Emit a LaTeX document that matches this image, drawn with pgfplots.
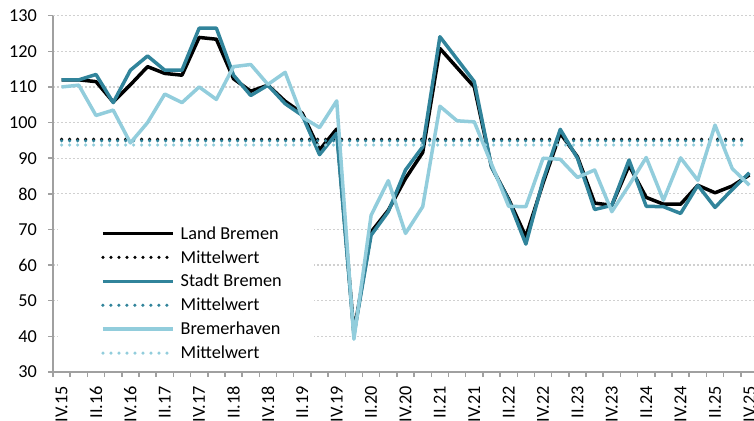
\documentclass[border=0pt]{standalone}
\usepackage{pgfplots}
\usepackage{pgfplotstable}
\pgfplotsset{compat=1.18}
\usepackage{fontspec}
\setmainfont{Carlito}
\definecolor{cTeal}{HTML}{31849B}
\definecolor{cLight}{HTML}{92CDDC}
\definecolor{cGrid}{HTML}{D0D0D0}
\definecolor{cAxis}{HTML}{A0A0A0}
\pgfplotstableread{
i land stadt bhv
0 112 112 110
1 112 112 110.5
2 111.5 113.5 102
3 105.8 105.6 103.5
4 110.6 114.7 94.3
5 115.7 118.7 100
6 113.8 114.7 108
7 113.3 114.7 105.6
8 123.9 126.5 110
9 123.4 126.5 106.5
10 112.3 113.3 115.7
11 108.8 107.6 116.3
12 110.5 110.5 110.7
13 106 105.3 114.1
14 102.6 102 101.5
15 92.3 91 98.6
16 98.2 97 106.1
17 41 40.5 39.2
18 69.3 68.4 74
19 75.4 75 83.7
20 84.3 86.7 68.9
21 91.6 93.2 76.4
22 120.8 124.1 104.6
23 115.4 117.8 100.5
24 110 111.5 100.2
25 87.6 87.6 88.4
26 78.5 78.2 76.5
27 68 65.9 76.4
28 83 83.8 90
29 97 98.1 89.7
30 90.4 90 84.6
31 77.4 75.6 86.7
32 76.8 76.8 75
33 88 89.5 82.4
34 79 76.5 90.2
35 77.1 76.4 78.2
36 77.1 74.5 90.1
37 82.4 82.4 83.8
38 80.3 76.2 99.3
39 82.2 81.2 87.1
40 85.3 85.9 82.4
}\datatable
\begin{document}
\begin{tikzpicture}
\begin{axis}[
  scale only axis, width=705bp, height=356.3bp,
  xmin=-0.5, xmax=40.5, ymin=30, ymax=130,
  axis x line*=bottom, axis y line*=left,
  x axis line style={draw=cAxis, line width=1.5bp, -},
  y axis line style={draw=cAxis, line width=2bp, -},
  ytick={30,40,...,130},
  xtick={-0.5,0.5,...,40.5},
  xticklabels={},
  extra x ticks={0,2,...,40},
  extra x tick labels={IV.15,II.16,IV.16,II.17,IV.17,II.18,IV.18,II.19,IV.19,II.20,IV.20,II.21,IV.21,II.22,IV.22,II.23,IV.23,II.24,IV.24,II.25,IV.25},
  extra x tick style={major tick length=0pt, grid=none},
  tick align=outside,
  major tick length=5bp,
  tick style={draw=cAxis, line width=1.5bp},
  ymajorgrids,
  major grid style={draw=cGrid, line width=1.3bp, dash pattern=on 2bp off 2bp},
  ticklabel style={font=\fontsize{18.3}{22}\selectfont},
  /pgf/number format/assume math mode=true,
  yticklabel style={inner sep=0pt, anchor=east, xshift=-11bp},
  xticklabel style={rotate=90, anchor=east, inner sep=0pt},
  xticklabel shift=14bp,
  clip=false,
  legend style={at={(axis cs:-0.21,72.6)}, anchor=north west, fill=white, draw=none,
    inner xsep=0pt, inner ysep=4bp, font=\fontsize{18.3}{22}\selectfont,
    row sep=5.8bp, column sep=4bp},
  legend cell align=left,
  legend image code/.code={\path (-43bp,0bp) (70bp,0bp); \draw[#1] (0bp,0bp) -- (70bp,0bp);},
  every axis plot/.append style={line join=round},
]
\addplot[black, line width=3.5bp] table[x=i, y=land] {\datatable};
\addlegendentry{Land Bremen}
\addplot[black, line width=3.5bp, line cap=round, dash pattern=on 0bp off 8bp] coordinates {(0,95.3) (40,95.3)};
\addlegendentry{Mittelwert}
\addplot[cTeal, line width=3.5bp] table[x=i, y=stadt] {\datatable};
\addlegendentry{Stadt Bremen\hspace*{30bp}}
\addplot[cTeal, line width=3.5bp, line cap=round, dash pattern=on 0bp off 8bp] coordinates {(0,94.9) (40,94.9)};
\addlegendentry{Mittelwert}
\addplot[cLight, line width=3.5bp] table[x=i, y=bhv] {\datatable};
\addlegendentry{Bremerhaven}
\addplot[cLight, line width=3.5bp, line cap=round, dash pattern=on 0bp off 8bp] coordinates {(0,93.7) (40,93.7)};
\addlegendentry{Mittelwert}
\end{axis}
\pgfresetboundingbox
\useasboundingbox (-53bp,-49bp) rectangle (701bp,372bp);
\end{tikzpicture}
\end{document}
--
◆ PROBLEM DESCRIPTION ◆
Leave out the pictures and restate everything else word for word.

◆ OUTPUT FOR THIS EXERCISE ◆
Emit a LaTeX document that matches this image, drawn with pgfplots.
\documentclass[border=0pt]{standalone}
\usepackage{pgfplots}
\usepackage{pgfplotstable}
\pgfplotsset{compat=1.18}
\usepackage{fontspec}
\setmainfont{Carlito}
\definecolor{cTeal}{HTML}{31849B}
\definecolor{cLight}{HTML}{92CDDC}
\definecolor{cGrid}{HTML}{D0D0D0}
\definecolor{cAxis}{HTML}{A0A0A0}
\pgfplotstableread{
i land stadt bhv
0 112 112 110
1 112 112 110.5
2 111.5 113.5 102
3 105.8 105.6 103.5
4 110.6 114.7 94.3
5 115.7 118.7 100
6 113.8 114.7 108
7 113.3 114.7 105.6
8 123.9 126.5 110
9 123.4 126.5 106.5
10 112.3 113.3 115.7
11 108.8 107.6 116.3
12 110.5 110.5 110.7
13 106 105.3 114.1
14 102.6 102 101.5
15 92.3 91 98.6
16 98.2 97 106.1
17 41 40.5 39.2
18 69.3 68.4 74
19 75.4 75 83.7
20 84.3 86.7 68.9
21 91.6 93.2 76.4
22 120.8 124.1 104.6
23 115.4 117.8 100.5
24 110 111.5 100.2
25 87.6 87.6 88.4
26 78.5 78.2 76.5
27 68 65.9 76.4
28 83 83.8 90
29 97 98.1 89.7
30 90.4 90 84.6
31 77.4 75.6 86.7
32 76.8 76.8 75
33 88 89.5 82.4
34 79 76.5 90.2
35 77.1 76.4 78.2
36 77.1 74.5 90.1
37 82.4 82.4 83.8
38 80.3 76.2 99.3
39 82.2 81.2 87.1
40 85.3 85.9 82.4
}\datatable
\begin{document}
\begin{tikzpicture}
\begin{axis}[
  scale only axis, width=705bp, height=356.3bp,
  xmin=-0.5, xmax=40.5, ymin=30, ymax=130,
  axis x line*=bottom, axis y line*=left,
  x axis line style={draw=cAxis, line width=1.5bp, -},
  y axis line style={draw=cAxis, line width=2bp, -},
  ytick={30,40,...,130},
  xtick={-0.5,0.5,...,40.5},
  xticklabels={},
  extra x ticks={0,2,...,40},
  extra x tick labels={IV.15,II.16,IV.16,II.17,IV.17,II.18,IV.18,II.19,IV.19,II.20,IV.20,II.21,IV.21,II.22,IV.22,II.23,IV.23,II.24,IV.24,II.25,IV.25},
  extra x tick style={major tick length=0pt, grid=none},
  tick align=outside,
  major tick length=5bp,
  tick style={draw=cAxis, line width=1.5bp},
  ymajorgrids,
  major grid style={draw=cGrid, line width=1.3bp, dash pattern=on 2bp off 2bp},
  ticklabel style={font=\fontsize{18.3}{22}\selectfont},
  /pgf/number format/assume math mode=true,
  yticklabel style={inner sep=0pt, anchor=east, xshift=-11bp},
  xticklabel style={rotate=90, anchor=east, inner sep=0pt},
  xticklabel shift=14bp,
  clip=false,
  legend style={at={(axis cs:-0.21,72.6)}, anchor=north west, fill=white, draw=none,
    inner xsep=0pt, inner ysep=4bp, font=\fontsize{18.3}{22}\selectfont,
    row sep=5.8bp, column sep=4bp},
  legend cell align=left,
  legend image code/.code={\path (-43bp,0bp) (70bp,0bp); \draw[#1] (0bp,0bp) -- (70bp,0bp);},
  every axis plot/.append style={line join=round},
]
\addplot[black, line width=3.5bp] table[x=i, y=land] {\datatable};
\addlegendentry{Land Bremen}
\addplot[black, line width=3.5bp, line cap=round, dash pattern=on 0bp off 8bp] coordinates {(0,95.3) (40,95.3)};
\addlegendentry{Mittelwert}
\addplot[cTeal, line width=3.5bp] table[x=i, y=stadt] {\datatable};
\addlegendentry{Stadt Bremen\hspace*{30bp}}
\addplot[cTeal, line width=3.5bp, line cap=round, dash pattern=on 0bp off 8bp] coordinates {(0,94.9) (40,94.9)};
\addlegendentry{Mittelwert}
\addplot[cLight, line width=3.5bp] table[x=i, y=bhv] {\datatable};
\addlegendentry{Bremerhaven}
\addplot[cLight, line width=3.5bp, line cap=round, dash pattern=on 0bp off 8bp] coordinates {(0,93.7) (40,93.7)};
\addlegendentry{Mittelwert}
\end{axis}
\pgfresetboundingbox
\useasboundingbox (-53bp,-49bp) rectangle (701bp,372bp);
\end{tikzpicture}
\end{document}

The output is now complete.